Ele acredita que ainda é cedo para falar em estimativas de desempenho, mas adianta que o carro usará uma caixa sequencial da Aisin de seis marchas (a mesma usada pelos Supercars australianos) com trocas por aletas atrás do volante ou uma alavanca sequencial. Vale a observação: o peso seco da Ferrari F12berlinetta é de 1.525 kg – mais que o dobro do peso previsto para o Zacaria – e o supercarro grand tourer é capaz de ir de zero a 100 km/h em 3,1 segundos, de ir de zero a 200 km/h em 8,5 segundos e de seguir acelerando até mais de 340 km/h.
Michael, sem falsa modéstia, diz que ele e Scotty “são muito bons no trabalho com alumínio”, mas não descarta a possibilidade de construir um Zacaria de fibra de carbono, como um verdadeiro F1, caso alguém deseje e esteja disposto a pagar o preço – o que resultaria em um carro ainda mais leve.
Falando em preço: Michael diz que muito provavelmente um Zacaria custará mais de 1 milhão de dólares australianos – o que dá quase R$ 3 milhões em conversão direta.
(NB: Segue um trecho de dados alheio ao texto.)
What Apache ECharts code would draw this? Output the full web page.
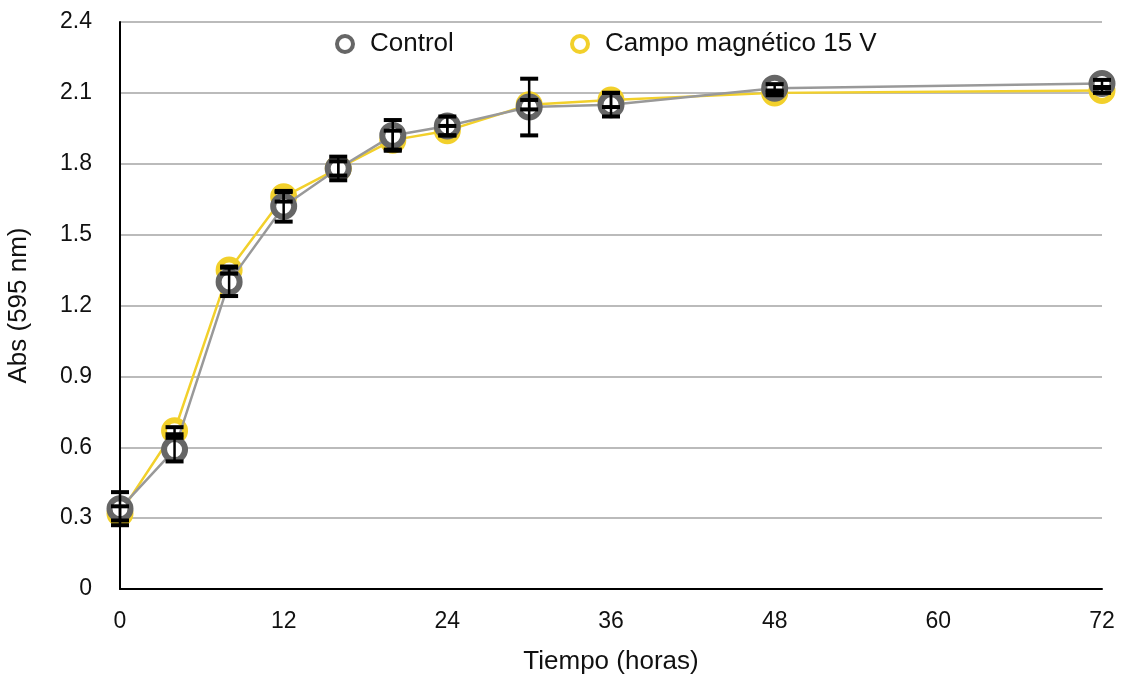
<!DOCTYPE html>
<html>
<head>
<meta charset="utf-8">
<script src="https://cdn.jsdelivr.net/npm/echarts@6/dist/echarts.min.js"></script>
<style>
  html, body { margin: 0; padding: 0; background: #fff; }
  #chart { width: 1124px; height: 682px; }
</style>
</head>
<body>
<div id="chart"></div>
<script>
const hours = [0, 4, 8, 12, 16, 20, 24, 30, 36, 48, 72];
const controlMean = [0.34, 0.59, 1.30, 1.62, 1.78, 1.92, 1.96, 2.04, 2.05, 2.12, 2.14];
const controlErr = [0.07, 0.05, 0.06, 0.065, 0.05, 0.065, 0.04, 0.12, 0.05, 0.017, 0.015];
const campoMean = [0.32, 0.67, 1.35, 1.66, 1.78, 1.90, 1.94, 2.05, 2.07, 2.10, 2.11];
const campoErr = [0.03, 0.015, 0.015, 0.02, 0.03, 0.04, 0.02, 0.02, 0.03, 0.01, 0.01];

const FONT = '"Liberation Sans", Arial, sans-serif';
const chart = echarts.init(document.getElementById('chart'));

function errData(means, errs) {
    return hours.map((h, i) => [h, means[i] - errs[i], means[i] + errs[i]]);
}

function renderErr(params, api) {
    const x = api.value(0);
    const lo = api.coord([x, api.value(1)]);
    const hi = api.coord([x, api.value(2)]);
    const w = 9;
    const cap = { stroke: '#000', lineWidth: 4 };
    return {
        type: 'group',
        children: [
            { type: 'line', shape: { x1: lo[0], y1: lo[1], x2: hi[0], y2: hi[1] }, style: { stroke: '#000', lineWidth: 2.5 } },
            { type: 'line', shape: { x1: lo[0] - w, y1: lo[1], x2: lo[0] + w, y2: lo[1] }, style: cap },
            { type: 'line', shape: { x1: hi[0] - w, y1: hi[1], x2: hi[0] + w, y2: hi[1] }, style: cap }
        ]
    };
}

const legendCommon = {
    top: 26, itemWidth: 20, itemHeight: 16, itemGap: 14,
    textStyle: { fontFamily: FONT, fontSize: 26, color: '#111', padding: [0, 0, 0, 10] }
};

chart.setOption({
    animation: false,
    grid: { left: 120, right: 22, top: 22, bottom: 93, outerBoundsMode: 'none' },
    legend: [
        Object.assign({ left: 330, data: [{ name: 'Control', icon: 'circle', itemStyle: { color: '#fff', borderColor: '#666', borderWidth: 4 } }] }, legendCommon),
        Object.assign({ left: 565, data: [{ name: 'Campo magnético 15 V', icon: 'circle', itemStyle: { color: '#fff', borderColor: '#f2d02b', borderWidth: 4 } }] }, legendCommon)
    ],
    xAxis: {
        type: 'value', min: 0, max: 72, interval: 12,
        name: 'Tiempo (horas)', nameLocation: 'middle', nameGap: 60,
        nameTextStyle: { fontFamily: FONT, fontSize: 26, color: '#111' },
        axisLine: { lineStyle: { color: '#000', width: 2 } },
        axisTick: { show: false },
        axisLabel: { fontFamily: FONT, fontSize: 23, color: '#111', margin: 21 },
        splitLine: { show: false }
    },
    yAxis: {
        type: 'value', min: 0, max: 2.4, interval: 0.3,
        name: 'Abs (595 nm)', nameLocation: 'middle', nameGap: 88,
        nameTextStyle: { fontFamily: FONT, fontSize: 26, color: '#111' },
        axisLine: { show: true, lineStyle: { color: '#000', width: 2 } },
        axisTick: { show: false },
        axisLabel: { fontFamily: FONT, fontSize: 23, color: '#111', margin: 28,
            formatter: v => v === 0 ? '0' : v.toFixed(1) },
        splitLine: { lineStyle: { color: '#bbb', width: 2 } }
    },
    series: [
        {
            name: 'Campo magnético 15 V', type: 'line',
            data: hours.map((h, i) => [h, campoMean[i]]),
            symbol: 'circle', symbolSize: 21,
            lineStyle: { color: '#f2d02b', width: 2.5 },
            itemStyle: { color: '#fff', borderColor: '#f2d02b', borderWidth: 6 },
            z: 2
        },
        {
            name: 'Control', type: 'line',
            data: hours.map((h, i) => [h, controlMean[i]]),
            symbol: 'circle', symbolSize: 21,
            lineStyle: { color: '#999', width: 2.5 },
            itemStyle: { color: '#fff', borderColor: '#666', borderWidth: 6 },
            z: 3
        },
        {
            type: 'custom', renderItem: renderErr,
            data: errData(campoMean, campoErr), z: 4, silent: true
        },
        {
            type: 'custom', renderItem: renderErr,
            data: errData(controlMean, controlErr), z: 5, silent: true
        }
    ]
});

window.onresize = () => chart.resize();
</script>
</body>
</html>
O valor leva em consideração a exclusividade e o fato de Michael e Scotty serem os únicos que poderão realizar reparos e serviços de manutenção no carro. E por fim, segundo ele, o Zacaria está em um estágio mais avançado do que as fotos sugerem.
Estamos torcendo para que o projeto do primeiro “Fórmula 1 para as ruas” se concretize, e vamos acompanhar seu desenvolvimento.